The primary M.O. for mixtapes was for the intrigue they added to relationships. A mixed tape was de rigueur for establishing, assessing, and understanding the various levels of any serious romance. The first mix was as important, in its way, as the first kiss: too early and you could blow it; too late and you may have missed an opportunity to send the right signal at the right time. This ground has been covered ad nauseam, and everyone who ever gave or received a mixed tape will recall the rules of engagement if you remember mixed tapes you received without the slightest pang of remorse, enthrallment, or unforced sentimentality, either the relationship or that the tape sucked. Probably both (my condolences). I know I ended up missing some of the mixtape miracles I gave away more than I missed the women I made them for (which is not necessarily a commentary on the enthralling women who tolerated me for any amount of time so much as an unapologetic appraisal of the one thing I always got right–the music).
Forward progress, particularly in technological terms, is seldom an unfortunate scenario. Hand-written letters are almost extinct now that we have e-mail, canned vegetables have mercifully been supplanted by aisles of organic goodness, and clunky video cassettes have been replaced by online pirating – I mean, DVDs. Even big, energy-inefficient monstrosities (cars, as well as TVs) that once signified American predominance are quickly becoming cuckoos of the 21st Century. These are all welcome and overdue advancements.
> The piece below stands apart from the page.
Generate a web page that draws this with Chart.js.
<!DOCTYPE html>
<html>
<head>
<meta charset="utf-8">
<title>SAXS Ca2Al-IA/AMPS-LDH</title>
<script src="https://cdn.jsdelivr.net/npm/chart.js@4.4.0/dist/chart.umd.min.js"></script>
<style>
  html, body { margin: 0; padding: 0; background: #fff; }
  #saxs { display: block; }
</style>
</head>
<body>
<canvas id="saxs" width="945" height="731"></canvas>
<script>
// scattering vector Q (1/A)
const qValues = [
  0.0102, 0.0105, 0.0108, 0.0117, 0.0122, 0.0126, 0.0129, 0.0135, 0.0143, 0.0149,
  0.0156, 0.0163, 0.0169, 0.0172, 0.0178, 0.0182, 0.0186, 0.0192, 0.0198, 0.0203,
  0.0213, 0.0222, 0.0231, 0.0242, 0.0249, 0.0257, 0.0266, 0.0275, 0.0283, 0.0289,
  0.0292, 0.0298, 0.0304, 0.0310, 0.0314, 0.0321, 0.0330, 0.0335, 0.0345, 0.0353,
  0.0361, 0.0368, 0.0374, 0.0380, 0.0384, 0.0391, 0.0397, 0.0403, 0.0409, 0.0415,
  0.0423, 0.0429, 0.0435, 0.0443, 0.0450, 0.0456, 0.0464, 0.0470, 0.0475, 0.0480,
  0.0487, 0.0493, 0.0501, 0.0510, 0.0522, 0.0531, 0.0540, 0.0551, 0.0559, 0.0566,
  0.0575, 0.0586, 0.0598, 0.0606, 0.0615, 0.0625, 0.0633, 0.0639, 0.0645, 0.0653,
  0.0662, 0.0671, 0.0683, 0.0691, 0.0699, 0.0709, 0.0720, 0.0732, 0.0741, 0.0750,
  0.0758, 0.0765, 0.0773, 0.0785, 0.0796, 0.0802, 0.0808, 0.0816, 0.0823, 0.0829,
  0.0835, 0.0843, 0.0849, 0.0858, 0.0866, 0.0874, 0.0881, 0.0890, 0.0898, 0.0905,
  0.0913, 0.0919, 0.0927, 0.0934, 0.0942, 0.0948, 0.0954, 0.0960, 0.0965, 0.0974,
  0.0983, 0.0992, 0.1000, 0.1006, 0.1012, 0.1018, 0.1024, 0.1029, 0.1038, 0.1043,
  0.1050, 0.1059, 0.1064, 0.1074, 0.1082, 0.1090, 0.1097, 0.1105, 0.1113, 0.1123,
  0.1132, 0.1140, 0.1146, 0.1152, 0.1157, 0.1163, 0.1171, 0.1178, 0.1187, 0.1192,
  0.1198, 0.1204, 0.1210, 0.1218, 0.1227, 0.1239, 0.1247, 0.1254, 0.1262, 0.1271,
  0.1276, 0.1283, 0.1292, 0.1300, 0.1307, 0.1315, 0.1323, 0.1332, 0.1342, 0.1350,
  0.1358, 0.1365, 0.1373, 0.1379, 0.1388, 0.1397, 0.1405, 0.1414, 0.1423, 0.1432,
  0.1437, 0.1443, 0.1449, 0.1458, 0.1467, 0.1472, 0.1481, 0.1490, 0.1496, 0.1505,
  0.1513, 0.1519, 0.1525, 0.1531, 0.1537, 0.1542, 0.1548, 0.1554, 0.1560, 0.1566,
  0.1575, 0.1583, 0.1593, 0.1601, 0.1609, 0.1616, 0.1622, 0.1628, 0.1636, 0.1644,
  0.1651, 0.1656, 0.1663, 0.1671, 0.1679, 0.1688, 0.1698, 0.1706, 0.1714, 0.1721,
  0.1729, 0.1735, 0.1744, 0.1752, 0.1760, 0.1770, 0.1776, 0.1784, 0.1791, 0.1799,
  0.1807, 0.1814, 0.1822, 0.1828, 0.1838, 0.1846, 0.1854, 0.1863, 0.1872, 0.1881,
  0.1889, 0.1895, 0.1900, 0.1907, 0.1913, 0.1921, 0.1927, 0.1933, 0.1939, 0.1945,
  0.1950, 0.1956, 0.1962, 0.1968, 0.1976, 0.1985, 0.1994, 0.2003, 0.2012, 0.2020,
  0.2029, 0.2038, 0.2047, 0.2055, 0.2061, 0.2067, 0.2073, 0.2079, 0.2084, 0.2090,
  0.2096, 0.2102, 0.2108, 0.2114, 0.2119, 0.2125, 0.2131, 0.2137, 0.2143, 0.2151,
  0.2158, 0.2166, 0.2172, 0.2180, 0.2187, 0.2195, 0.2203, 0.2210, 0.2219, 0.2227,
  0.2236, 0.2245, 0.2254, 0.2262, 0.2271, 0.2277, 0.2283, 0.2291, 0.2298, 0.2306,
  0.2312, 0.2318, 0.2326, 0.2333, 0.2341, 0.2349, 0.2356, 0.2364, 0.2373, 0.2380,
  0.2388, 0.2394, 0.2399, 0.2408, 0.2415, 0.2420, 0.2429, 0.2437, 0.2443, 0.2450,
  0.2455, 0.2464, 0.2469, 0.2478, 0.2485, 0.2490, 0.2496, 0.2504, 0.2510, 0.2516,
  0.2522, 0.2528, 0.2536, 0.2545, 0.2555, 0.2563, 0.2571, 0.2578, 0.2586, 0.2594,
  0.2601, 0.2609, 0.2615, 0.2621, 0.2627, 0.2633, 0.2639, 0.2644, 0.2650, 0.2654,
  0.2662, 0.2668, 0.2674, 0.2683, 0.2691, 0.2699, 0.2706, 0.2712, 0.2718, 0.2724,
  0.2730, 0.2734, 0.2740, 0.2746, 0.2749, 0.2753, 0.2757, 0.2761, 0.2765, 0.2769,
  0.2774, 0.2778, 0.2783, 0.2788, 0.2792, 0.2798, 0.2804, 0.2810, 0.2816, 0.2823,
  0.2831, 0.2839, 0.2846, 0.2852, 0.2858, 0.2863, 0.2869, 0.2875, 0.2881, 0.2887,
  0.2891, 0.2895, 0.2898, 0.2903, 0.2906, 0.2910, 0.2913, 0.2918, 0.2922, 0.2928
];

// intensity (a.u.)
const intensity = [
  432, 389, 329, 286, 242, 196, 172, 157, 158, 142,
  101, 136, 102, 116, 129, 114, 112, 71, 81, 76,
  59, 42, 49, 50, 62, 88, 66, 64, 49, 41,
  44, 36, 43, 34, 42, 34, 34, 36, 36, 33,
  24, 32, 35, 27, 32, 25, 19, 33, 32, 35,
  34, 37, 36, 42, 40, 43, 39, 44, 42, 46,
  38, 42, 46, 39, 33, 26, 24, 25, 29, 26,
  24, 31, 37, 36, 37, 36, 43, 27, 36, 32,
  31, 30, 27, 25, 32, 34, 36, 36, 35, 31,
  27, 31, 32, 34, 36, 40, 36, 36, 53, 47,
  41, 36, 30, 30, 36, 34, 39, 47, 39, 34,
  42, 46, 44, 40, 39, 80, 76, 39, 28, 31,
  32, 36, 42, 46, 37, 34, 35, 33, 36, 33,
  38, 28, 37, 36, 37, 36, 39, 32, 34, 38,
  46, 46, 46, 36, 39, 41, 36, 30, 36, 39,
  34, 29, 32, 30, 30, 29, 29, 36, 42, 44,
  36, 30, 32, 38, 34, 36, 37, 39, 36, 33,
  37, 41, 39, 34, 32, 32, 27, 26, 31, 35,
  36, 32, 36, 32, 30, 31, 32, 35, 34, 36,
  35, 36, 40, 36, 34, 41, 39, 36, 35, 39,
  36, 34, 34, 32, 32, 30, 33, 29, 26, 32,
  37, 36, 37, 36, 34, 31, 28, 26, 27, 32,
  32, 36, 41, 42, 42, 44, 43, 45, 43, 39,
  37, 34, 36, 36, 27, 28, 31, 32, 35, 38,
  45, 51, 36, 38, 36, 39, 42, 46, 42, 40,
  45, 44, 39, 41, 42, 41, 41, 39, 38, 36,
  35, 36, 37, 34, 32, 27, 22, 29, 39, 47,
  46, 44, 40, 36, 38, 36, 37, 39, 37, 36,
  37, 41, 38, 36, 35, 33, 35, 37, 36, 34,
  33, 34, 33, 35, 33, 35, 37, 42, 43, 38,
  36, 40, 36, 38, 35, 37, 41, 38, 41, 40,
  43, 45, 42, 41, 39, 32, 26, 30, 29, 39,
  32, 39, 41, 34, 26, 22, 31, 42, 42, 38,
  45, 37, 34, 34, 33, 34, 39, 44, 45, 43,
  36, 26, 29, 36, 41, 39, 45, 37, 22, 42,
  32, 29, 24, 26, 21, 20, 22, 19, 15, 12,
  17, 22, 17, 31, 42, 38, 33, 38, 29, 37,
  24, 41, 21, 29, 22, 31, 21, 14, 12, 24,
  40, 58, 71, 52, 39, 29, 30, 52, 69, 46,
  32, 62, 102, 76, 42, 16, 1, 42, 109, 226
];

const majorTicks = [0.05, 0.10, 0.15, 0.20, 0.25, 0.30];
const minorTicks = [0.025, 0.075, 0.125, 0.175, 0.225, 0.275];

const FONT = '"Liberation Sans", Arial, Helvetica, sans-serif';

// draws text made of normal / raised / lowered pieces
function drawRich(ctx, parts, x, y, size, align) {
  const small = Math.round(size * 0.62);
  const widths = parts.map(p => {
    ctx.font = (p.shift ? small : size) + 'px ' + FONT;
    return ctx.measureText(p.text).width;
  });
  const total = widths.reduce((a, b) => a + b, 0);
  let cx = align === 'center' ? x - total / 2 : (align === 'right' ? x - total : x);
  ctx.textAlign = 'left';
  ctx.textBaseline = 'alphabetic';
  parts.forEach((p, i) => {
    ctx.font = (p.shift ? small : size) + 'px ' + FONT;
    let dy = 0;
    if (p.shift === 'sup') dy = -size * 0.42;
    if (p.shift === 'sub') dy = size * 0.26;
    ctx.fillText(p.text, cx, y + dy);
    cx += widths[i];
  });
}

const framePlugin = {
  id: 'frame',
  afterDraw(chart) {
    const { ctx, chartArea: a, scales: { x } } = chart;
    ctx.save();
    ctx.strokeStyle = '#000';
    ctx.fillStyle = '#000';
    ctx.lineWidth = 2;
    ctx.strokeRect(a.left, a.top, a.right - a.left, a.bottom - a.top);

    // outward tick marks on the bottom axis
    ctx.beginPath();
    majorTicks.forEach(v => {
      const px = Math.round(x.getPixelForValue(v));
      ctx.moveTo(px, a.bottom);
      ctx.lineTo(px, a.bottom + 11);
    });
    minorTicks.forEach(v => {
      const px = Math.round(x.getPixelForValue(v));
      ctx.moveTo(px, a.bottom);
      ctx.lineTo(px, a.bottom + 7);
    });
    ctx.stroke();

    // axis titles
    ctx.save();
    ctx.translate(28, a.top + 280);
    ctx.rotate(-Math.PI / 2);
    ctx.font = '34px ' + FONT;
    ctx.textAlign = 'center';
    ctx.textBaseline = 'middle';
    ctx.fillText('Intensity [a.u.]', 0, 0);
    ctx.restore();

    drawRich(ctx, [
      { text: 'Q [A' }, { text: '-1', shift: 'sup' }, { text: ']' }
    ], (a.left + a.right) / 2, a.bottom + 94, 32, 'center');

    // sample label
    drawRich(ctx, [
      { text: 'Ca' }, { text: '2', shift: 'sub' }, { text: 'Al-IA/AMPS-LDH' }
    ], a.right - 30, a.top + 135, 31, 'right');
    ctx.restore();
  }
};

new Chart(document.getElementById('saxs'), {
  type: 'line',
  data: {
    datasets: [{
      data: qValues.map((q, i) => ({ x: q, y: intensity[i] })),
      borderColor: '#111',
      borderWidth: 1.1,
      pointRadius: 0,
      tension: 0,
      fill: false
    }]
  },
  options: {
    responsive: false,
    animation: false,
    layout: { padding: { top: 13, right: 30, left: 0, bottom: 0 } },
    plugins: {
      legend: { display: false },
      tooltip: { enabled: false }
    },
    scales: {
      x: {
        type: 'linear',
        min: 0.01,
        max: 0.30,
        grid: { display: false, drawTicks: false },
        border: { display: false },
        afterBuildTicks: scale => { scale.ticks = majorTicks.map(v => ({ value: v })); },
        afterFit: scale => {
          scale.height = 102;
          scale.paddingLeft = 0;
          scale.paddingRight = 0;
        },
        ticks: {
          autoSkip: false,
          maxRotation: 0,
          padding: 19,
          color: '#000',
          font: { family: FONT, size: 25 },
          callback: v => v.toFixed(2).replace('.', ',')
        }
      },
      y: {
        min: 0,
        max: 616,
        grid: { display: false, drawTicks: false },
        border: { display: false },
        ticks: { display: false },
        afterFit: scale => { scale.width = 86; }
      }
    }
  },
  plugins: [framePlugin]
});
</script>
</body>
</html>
Not to get all Ray Davies or anything, but the old ways ain’t ever coming back. So it seems respectful and perhaps more than a little necessary to let out a little howl for the way we used to roll. What we’re left with now when it comes to mixmanship is, by default, an exercise in onanism: we make playlists for ourselves. The sound quality and song selection are unquestionably superior, but the impetus for creativity and the urgency of the interaction are lacking. A playlist listened to with headphones on the morning commute can never compare with the indelible memories an effective mixed tape could inspire. It was always a fundamentally human exchange: it was an unspoken act of love. Giving was often as good as receiving. There was a specific message that only a mixed tape was capable of conveying, and once we lost that, we all lost a small but irretrievable portion of our souls.